Se formos bem sucedidos na nossa vida do Àiyé, tivermos atingido nossos objetivos e também obtido o respeito e consideração de nossos parentes, amigos e sociedade, nos tornaremos um Ara Órun (Ara ọ̀run) respeitável. Estaremos em grande conta com Olódùmarè. Poderemos à partir do Órun (ọ̀run), e dessa nossa posição de destaque, ajudar e socorrer os seus familiares em sua vida no Àiyé. Eventualmente poderemos até ser divinizados e nos transformamos em um orixá (Òrìṣà), como já ocorreu com personagens importantes do povo Yorùbá.

A família é um valor muito importante na religião, tudo gira em torno dela e o conceito da ancestralidades e descendência determina toda a questão da reencarnação.

Fica bem clara, como mostrado, a diferenciação do modelo cristão de moral e pecado. A religião Yorùbá tem valores, ética e moral muito rígidos e retos, ligados a família e a vida em sociedade, mas não tem o modelo de pecado & punição que a religião cristã estabelece e as pessoas se acostumaram.

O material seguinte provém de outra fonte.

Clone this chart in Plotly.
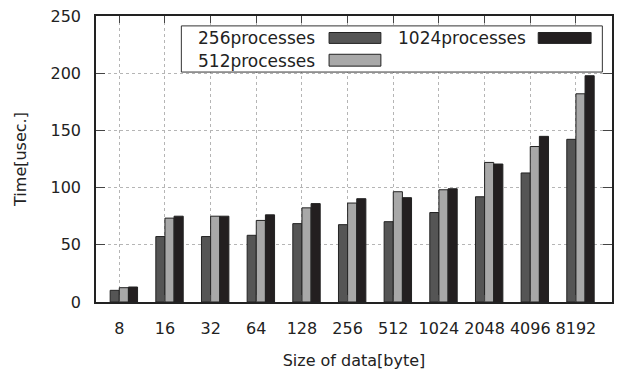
import plotly.graph_objects as go

categories = ["8", "16", "32", "64", "128", "256", "512", "1024", "2048", "4096", "8192"]
series_names = ["256processes", "512processes", "1024processes"]
p256 = [10.2, 57.2, 57.2, 58.3, 68.5, 67.6, 70.2, 78.2, 92.0, 112.8, 142.2]
p512 = [12.5, 73.3, 75.0, 71.3, 82.3, 86.5, 96.4, 98.1, 122.0, 135.9, 182.0]
p1024 = [13.1, 75.0, 75.0, 76.2, 86.0, 90.3, 91.2, 99.0, 120.6, 144.8, 197.8]
y_ticks = [0, 50, 100, 150, 200, 250]

colors = ["#555555", "#a8a8a8", "#231f20"]
offsets = [-0.2, 0.0, 0.2]
FONT = "DejaVu Sans"

fig = go.Figure()
for name, vals, col, off in zip(series_names, [p256, p512, p1024], colors, offsets):
    fig.add_trace(go.Bar(
        x=categories, y=vals, name=name, width=0.2, offset=off,
        marker=dict(color=col, line=dict(color="#222222", width=1)),
        showlegend=False,
    ))

# custom legend (text left, swatch right, as in the reference)
fig.add_shape(type="rect", xref="paper", yref="paper", x0=0.1654, x1=0.9813, y0=0.804, y1=0.9654,
              line=dict(color="#333333", width=1), fillcolor="white", layer="above")
legend_items = [
    (series_names[0], colors[0], 0.4286, 0.9225, 0.4517, 0.5521, 0.9042, 0.9423),
    (series_names[1], colors[1], 0.4286, 0.841, 0.4517, 0.5521, 0.8247, 0.8662),
    (series_names[2], colors[2], 0.8378, 0.9225, 0.857, 0.9595, 0.9042, 0.9423),
]
for name, col, tx, ty, sx0, sx1, sy0, sy1 in legend_items:
    fig.add_annotation(text=name, xref="paper", yref="paper", x=tx, y=ty, xanchor="right",
                       yanchor="middle", showarrow=False, font=dict(family=FONT, size=17, color="#222222"))
    fig.add_shape(type="rect", xref="paper", yref="paper", x0=sx0, x1=sx1, y0=sy0, y1=sy1,
                  line=dict(color="#222222", width=1), fillcolor=col, layer="above")

fig.update_layout(
    width=621, height=378,
    margin=dict(l=96, r=7, t=13, b=75.5),
    paper_bgcolor="white", plot_bgcolor="white",
    font=dict(family=FONT, size=16, color="#222222"),
    barmode="overlay",
)
fig.update_xaxes(
    type="category", categoryorder="array", categoryarray=categories,
    range=[-0.51, 10.79],
    showline=True, linecolor="#222222", linewidth=1.5, mirror="ticks",
    ticks="inside", ticklen=7, tickcolor="#444444",
    showgrid=True, gridcolor="#b5b5b5", griddash="dot", gridwidth=1,
    tickfont=dict(family=FONT, size=16, color="#222222"),
    ticklabelstandoff=11,
    title=dict(text="Size of data[byte]", font=dict(family=FONT, size=16, color="#222222"), standoff=18),
)
fig.update_yaxes(
    range=[0, 250], tickvals=y_ticks,
    showline=True, linecolor="#222222", linewidth=1.5, mirror="ticks",
    ticks="inside", ticklen=9, tickcolor="#444444",
    showgrid=True, gridcolor="#b5b5b5", griddash="dot", gridwidth=1,
    zeroline=False,
    tickfont=dict(family=FONT, size=16, color="#222222"),
    ticklabelstandoff=10,
    title=dict(text="Time[usec.]", font=dict(family=FONT, size=16, color="#222222"), standoff=20),
)

fig.write_html("out.html")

Ela esta igualmente equidistante do modelo de não ter pecado e nem ética que é erradamente pregado por pessoas ligadas ao Candomblé, como uma virtude. Essas pessoas confundem a sua própria falta de ética, decoro e valores morais com a religião que elas dizem professar e que de fato ignoram.

Mas, a quase infinita paciência de Olódùmarè tem limites. Se uma pessoa exagera nos erros de sua vida, se ela, de alguma maneira, se torna uma pessoa insuportável para a sociedade, poderá sofrer a ira de Olódùmarè e irá morrer. A ira vem através de alguns orixá (Òrìṣà) que tem esse poder de exercer a ira de Olódùmarè. São poucos os que assim o podem, Xangô (Sango) e Ómólu (omolu) são 2 deles. Orixá (Òrìṣà) não tira a vida ou traz a infelicidade para ninguém, exceto os casos citados.

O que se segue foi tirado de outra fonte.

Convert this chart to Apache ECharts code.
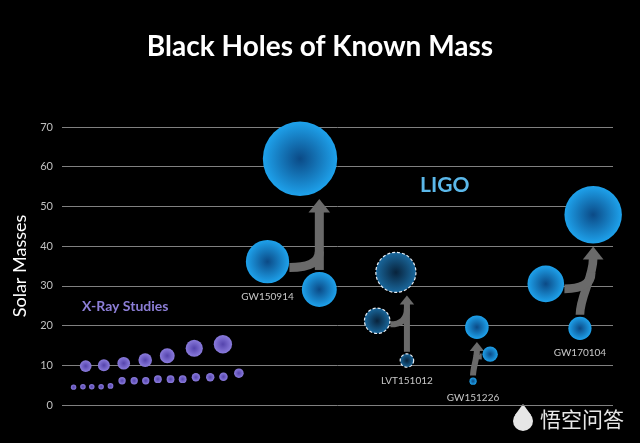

Uma das características de nossa vida é o tempo que determinamos para ficar no Àiyé, vivos. Quando vamos a Olódùmarè pedir o nosso destino, estabelecemos também o tempo que vamos viver. Este tempo é o nosso compromisso com Olódùmarè. Caso venhamos a morrer antes porque provocamos nossa morte ou porque nos suicidamos, o compromisso com Olódùmarè já estava estabelecido e não voltaremos ao Órun (ọ̀run) antes desse tempo. Isso nos fará ficar vagando no Àiyé como um espirito perdido até que se cumpra o tempo que nos comprometemos a cumprir.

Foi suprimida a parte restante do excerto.